As the centennial of the dedication approaches, there are 44 operating temples throughout the Church. The Salt Lake Temple still stands as the "Temple of temples," its distinctive spires being the most recognizable symbol of the Church among both members and non-members. And it represents, perhaps, the most literal fulfillment of the prophecies in Isaiah 2:2-3 and Micah 4:1-2 about the mountain of the Lord's house being established in the top of the mountains.

Speaking for the Utah Central Area Presidency, Elder Loren C. Dunn of the Seventy said: "We think this occasion [the centennialT would be a marvelous time for all with recommends to come to the temple. Come worthily, but come to the temple. Particularly those who have not taken the opportunity for some years but were married in the temple should come to the temple."

(Additional information)

Centennial events

A major exhibit on the building of the temple that will open in the Museum of Church History and Art March 27.

A film, "The Mountain of the Lord," depicting the building of the temple, will be shown over the Church satellite system between sessions of general conference on Saturday, April 3, and on television.

A special program in the Tabernacle Choir's weekly broadcast of "Music and the Spoken Word" on Sunday, April 4.

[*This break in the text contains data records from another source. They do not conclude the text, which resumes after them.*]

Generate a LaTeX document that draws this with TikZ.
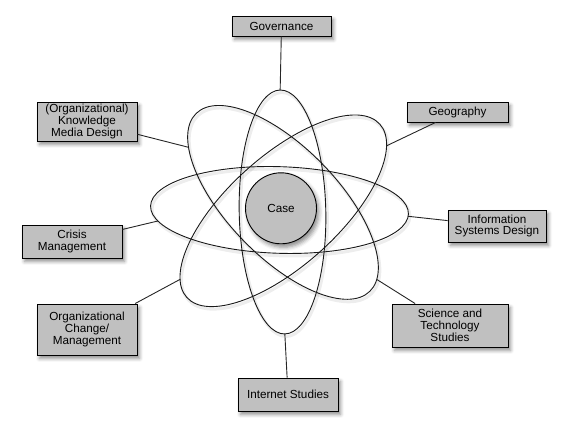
\documentclass[tikz,border=0pt]{standalone}
\usepackage{fontspec}
\setmainfont{Liberation Sans}
\usetikzlibrary{shadows.blur}
\definecolor{boxgray}{RGB}{192,192,192}
\begin{document}
\begin{tikzpicture}[x=1pt,y=1pt,
  box/.style={draw=black, line width=0.9pt, fill=boxgray, align=center, inner sep=0pt,
    font=\fontsize{11.7}{11.9}\selectfont,
    blur shadow={shadow xshift=2.5pt, shadow yshift=-3.5pt, shadow blur radius=3.5pt, shadow opacity=45}},
  ell/.style={draw=black!90, line width=0.9pt},
  ellshadow/.style={draw=black, line width=3pt, opacity=0.07},
  conn/.style={draw=black!85, line width=0.9pt}]
\useasboundingbox (0,0) rectangle (568,435);
% ellipse shadows
\foreach \cx/\cy/\r/\a/\b in {282.5/223/1.1/43.3/122, 279.5/225/-1.8/129/43.3, 283/232.6/-45.7/124.3/55, 283.3/224.2/41.9/129.7/55}{
  \draw[ellshadow, shift={(\cx+1.5,\cy-2.5)}, rotate=\r] (0,0) ellipse [x radius=\a, y radius=\b];
}
% ellipses with named points
\begin{scope}[shift={(282.5,223)}, rotate=1.1]
  \draw[ell] (0,0) ellipse [x radius=43.3, y radius=122];
  \coordinate (vTop) at (0,122);
  \coordinate (vBot) at (0,-122);
\end{scope}
\begin{scope}[shift={(279.5,225)}, rotate=-1.8]
  \draw[ell] (0,0) ellipse [x radius=129, y radius=43.3];
  \coordinate (hRight) at ({129*cos(-3)},{43.3*sin(-3)});
  \coordinate (hLeft) at ({129*cos(200)},{43.3*sin(200)});
\end{scope}
\begin{scope}[shift={(283,232.6)}, rotate=-45.7]
  \draw[ell] (0,0) ellipse [x radius=124.3, y radius=55];
  \coordinate (nwA) at ({124.3*cos(212)},{55*sin(212)});
  \coordinate (nwB) at ({124.3*cos(14)},{55*sin(14)});
\end{scope}
\begin{scope}[shift={(283.3,224.2)}, rotate=41.9]
  \draw[ell] (0,0) ellipse [x radius=129.7, y radius=55];
  \coordinate (neA) at ({129.7*cos(-22)},{55*sin(-22)});
  \coordinate (neB) at ({129.7*cos(161)},{55*sin(161)});
\end{scope}
% central circle
\node[circle, draw=black, line width=0.9pt, fill=boxgray, minimum size=71pt, inner sep=0pt,
  font=\fontsize{11.7}{11.9}\selectfont,
  blur shadow={shadow xshift=2.5pt, shadow yshift=-3.5pt, shadow blur radius=4pt, shadow opacity=45}] (case) at (281,226.7) {Case};
% boxes
\node[box, minimum width=99pt, minimum height=20pt] (gov) at (281.5,409) {Governance};
\node[box, minimum width=100pt, minimum height=39pt] (kmd) at (87,313.5) {(Organizational)\\Knowledge\\Media Design};
\node[box, minimum width=101pt, minimum height=20pt] (geo) at (457.5,323) {Geography};
\node[box, minimum width=98pt, minimum height=32pt] (isd) at (497,209) {Information\\Systems Design};
\node[box, minimum width=100pt, minimum height=33pt] (cri) at (72,193.5) {Crisis\\Management};
\node[box, minimum width=100pt, minimum height=51pt] (ocm) at (87,105.5) {Organizational\\Change/\\Management};
\node[box, minimum width=116pt, minimum height=43pt] (sts) at (450,109.5) {Science and\\Technology\\Studies};
\node[box, minimum width=100pt, minimum height=33pt] (int) at (288,40.5) {Internet Studies};
% connectors
\draw[conn] (gov) -- (vTop);
\draw[conn] (int) -- (vBot);
\draw[conn] (isd) -- (hRight);
\draw[conn] (cri) -- (hLeft);
\draw[conn] (kmd) -- (nwA);
\draw[conn] (sts) -- (nwB);
\draw[conn] (geo) -- (neA);
\draw[conn] (ocm) -- (neB);
\end{tikzpicture}
\end{document}
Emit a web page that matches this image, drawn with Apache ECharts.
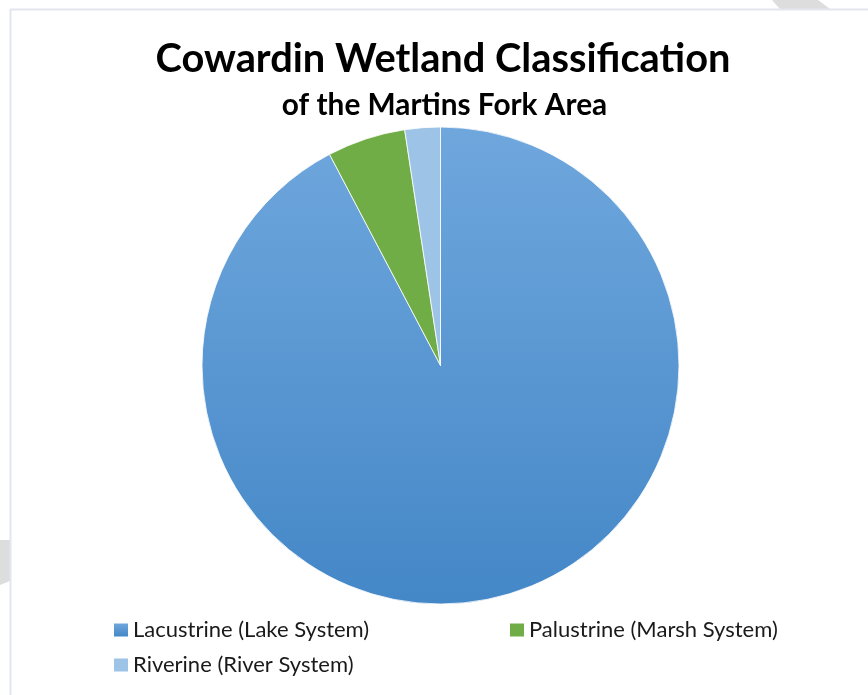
<!DOCTYPE html>
<html>
<head>
<meta charset="utf-8">
<script src="https://cdn.jsdelivr.net/npm/echarts@6/dist/echarts.min.js"></script>
<style>
  html, body { margin: 0; padding: 0; background: #ffffff; }
  #chart { width: 868px; height: 695px; }
</style>
</head>
<body>
<div id="chart"></div>
<script>
// Wetland systems and their share of the mapped area (percent)
const categories = ['Lacustrine (Lake System)', 'Palustrine (Marsh System)', 'Riverine (River System)'];
const shares = [92.3, 5.3, 2.4];
const sliceColors = [
  { type: 'linear', x: 0, y: 0, x2: 0, y2: 1,
    colorStops: [{ offset: 0, color: '#6fa7dd' }, { offset: 1, color: '#4487c7' }] },
  '#70ad47',
  '#9dc3e6'
];

const titleText = 'Cowardin Wetland Classification';
const subtitleText = 'of the Martins Fork Area';

const chart = echarts.init(document.getElementById('chart'), null, { renderer: 'canvas' });

const pieData = categories.map((name, i) => ({
  name: name,
  value: shares[i],
  itemStyle: { color: sliceColors[i] }
}));

const fontStack = 'Lato, "Open Sans", sans-serif';
const legendText = { color: '#1a1a1a', fontSize: 22, fontFamily: fontStack };

chart.setOption({
  backgroundColor: '#ffffff',
  animation: false,
  title: [
    {
      text: titleText,
      left: 438, top: 34, textAlign: 'center',
      textStyle: { fontSize: 39.8, fontWeight: 'bold', color: '#000000', fontFamily: fontStack }
    },
    {
      text: subtitleText,
      left: 439.5, top: 85, textAlign: 'center',
      textStyle: { fontSize: 29.8, fontWeight: 'bold', color: '#000000', fontFamily: fontStack }
    }
  ],
  graphic: [
    // page frame and faint background marks
    { type: 'polygon', silent: true, z: -1,
      shape: { points: [[772, 0], [818, 0], [830, 9], [780, 9]] },
      style: { fill: '#dddddd' } },
    { type: 'polygon', silent: true, z: -1,
      shape: { points: [[0, 540], [10, 540], [10, 581], [0, 585]] },
      style: { fill: '#dddddd' } },
    { type: 'line', silent: true, z: -1,
      shape: { x1: 10, y1: 9.5, x2: 868, y2: 9.5 },
      style: { stroke: '#e2e6ef', lineWidth: 2 } },
    { type: 'line', silent: true, z: -1,
      shape: { x1: 10.5, y1: 9, x2: 10.5, y2: 695 },
      style: { stroke: '#e2e6ef', lineWidth: 2 } }
  ],
  legend: [
    {
      data: [categories[0], categories[2]],
      orient: 'vertical',
      left: 114, top: 619,
      padding: 0,
      itemWidth: 14, itemHeight: 13, itemGap: 13,
      icon: 'rect',
      itemStyle: { borderWidth: 0 },
      textStyle: legendText,
      selectedMode: false
    },
    {
      data: [categories[1]],
      orient: 'vertical',
      left: 510, top: 619,
      padding: 0,
      itemWidth: 14, itemHeight: 13,
      icon: 'rect',
      itemStyle: { borderWidth: 0 },
      textStyle: legendText,
      selectedMode: false
    }
  ],
  series: [{
    type: 'pie',
    center: [440.5, 365.5],
    radius: [0, 238.5],
    startAngle: 90,
    clockwise: true,
    avoidLabelOverlap: false,
    label: { show: false },
    labelLine: { show: false },
    itemStyle: { borderColor: '#ffffff', borderWidth: 0.8 },
    emphasis: { disabled: true },
    data: pieData
  }]
});
</script>
</body>
</html>
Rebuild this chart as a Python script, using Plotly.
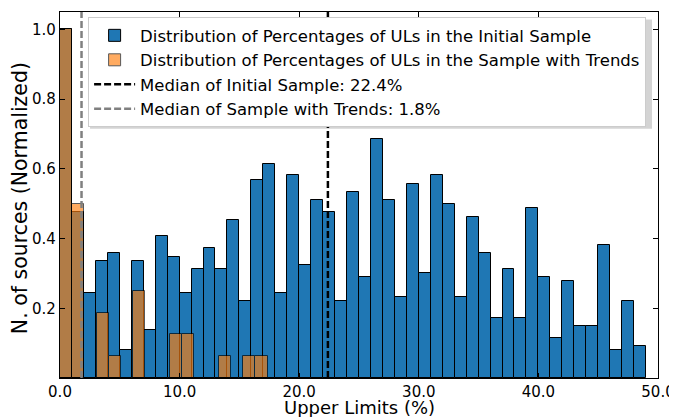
import numpy as np
import plotly.graph_objects as go

# ---- data ----
blue_edges = np.arange(0, 50, 1.0)  # 49 bins, 0..49
blue_heights = [1.0, 0.476, 0.243, 0.335, 0.359, 0.079, 0.335, 0.138, 0.406, 0.348,
                0.243, 0.313, 0.372, 0.313, 0.453, 0.220, 0.569, 0.615, 0.243, 0.581,
                0.324, 0.510, 0.476, 0.220, 0.534, 0.289, 0.685, 0.510, 0.231, 0.558,
                0.301, 0.581, 0.499, 0.231, 0.463, 0.359, 0.173, 0.312, 0.173, 0.488,
                0.289, 0.116, 0.278, 0.149, 0.149, 0.383, 0.079, 0.220, 0.092]
orange_edges = np.linspace(0, 17.35, 18)
orange_heights = [1.0, 0.5, 0.0, 0.1875, 0.0625, 0.0, 0.25, 0.0, 0.0, 0.125,
                  0.125, 0.0, 0.0, 0.0625, 0.0, 0.0625, 0.0625]
median_initial = 22.4
median_trends = 1.8
x_ticks = [0, 10, 20, 30, 40, 50]
y_ticks = [0.2, 0.4, 0.6, 0.8, 1.0]
labels = ["Distribution of Percentages of ULs in the Initial Sample",
          "Distribution of Percentages of ULs in the Sample with Trends",
          "Median of Initial Sample: 22.4%",
          "Median of Sample with Trends: 1.8%"]
x_title = "Upper Limits (%)"
y_title = "N. of sources (Normalized)"

FONT = "DejaVu Sans"
YMAX = 1.05

bc = [(blue_edges[i] + blue_edges[i + 1]) / 2 for i in range(len(blue_heights))]
bw = [blue_edges[i + 1] - blue_edges[i] for i in range(len(blue_heights))]
oc, ow, oh = [], [], []
for i, h in enumerate(orange_heights):
    if h > 0:
        oc.append((orange_edges[i] + orange_edges[i + 1]) / 2)
        ow.append(orange_edges[i + 1] - orange_edges[i])
        oh.append(h)

fig = go.Figure()
fig.add_trace(go.Bar(x=bc, y=blue_heights, width=bw, name=labels[0],
                     marker=dict(color="#1f77b4", line=dict(color="black", width=1))))
fig.add_trace(go.Bar(x=oc, y=oh, width=ow, name=labels[1], opacity=0.65,
                     marker=dict(color="#ff7f0e", line=dict(color="black", width=1))))
fig.add_trace(go.Scatter(x=[median_initial, median_initial], y=[0, YMAX], mode="lines",
                         name=labels[2], line=dict(color="black", width=2.5, dash="7px,3px")))
fig.add_trace(go.Scatter(x=[median_trends, median_trends], y=[0, YMAX], mode="lines",
                         name=labels[3], line=dict(color="gray", width=2.5, dash="7px,3px")))

axis_common = dict(showgrid=False, zeroline=False, showline=True, linecolor="black",
                   linewidth=1.2, mirror="ticks", ticks="inside", ticklen=5, tickwidth=1,
                   tickcolor="black", automargin=False,
                   tickfont=dict(family=FONT, size=15, color="black"))
fig.update_layout(
    width=669, height=409, barmode="overlay", bargap=0,
    plot_bgcolor="white", paper_bgcolor="white",
    margin=dict(l=52, r=19, t=4, b=39),
    font=dict(family=FONT, color="black"),
    xaxis=dict(range=[0, 50], tickvals=x_ticks, ticktext=[f"{v:.1f}" for v in x_ticks],
               **axis_common),
    yaxis=dict(range=[0, YMAX], tickvals=y_ticks, ticktext=[f"{v:.1f}" for v in y_ticks],
               **axis_common),
    legend=dict(x=0.047, y=0.986, xanchor="left", yanchor="top",
                bgcolor="rgba(255,255,255,1)", bordercolor="#cccccc", borderwidth=1,
                font=dict(family=FONT, size=16.5, color="black"), traceorder="normal",
                tracegroupgap=0, itemwidth=41),
    showlegend=True,
)
# axis titles
fig.add_annotation(text=x_title, xref="paper", yref="paper", x=0.5, y=-0.081,
                   xanchor="center", yanchor="middle", showarrow=False,
                   font=dict(family=FONT, size=18, color="black"))
fig.add_annotation(text=y_title, xref="paper", yref="paper", x=-0.0677, y=0.49,
                   xanchor="center", yanchor="middle", showarrow=False, textangle=-90,
                   font=dict(family=FONT, size=20.5, color="black"))
# legend drop shadow
fig.add_shape(type="rect", xref="paper", yref="paper", x0=0.0502, x1=0.990, y0=0.6808, y1=0.9795,
              fillcolor="rgba(0,0,0,0.17)", line=dict(width=0), layer="above")
fig.write_html("out.html")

Placement of an original Salt Lake Temple mural, "Christ Among the Nephites," painted by William Armitage about the time the temple was dedicated, in the Salt Lake Temple. The painting, which had been misplaced, was located last year in storage at BYU, and has since been restored.

A plaque to be placed at the temple quarry site in Little Cottonwood Canyon by the Utah Parks and Recreation Division, and a nature trail in the area will be created.

Sources: House of the Lord by James E. Talmage; Every Stone a Sermon by Richard Neitzel Holzapfel; The Contributor magazine of April 1893; Woman's Exponent of April 15 and May 1, 1893; A Comprehensive History of the Church by B.H. Roberts; The Deseret Evening News of April 5, 1893.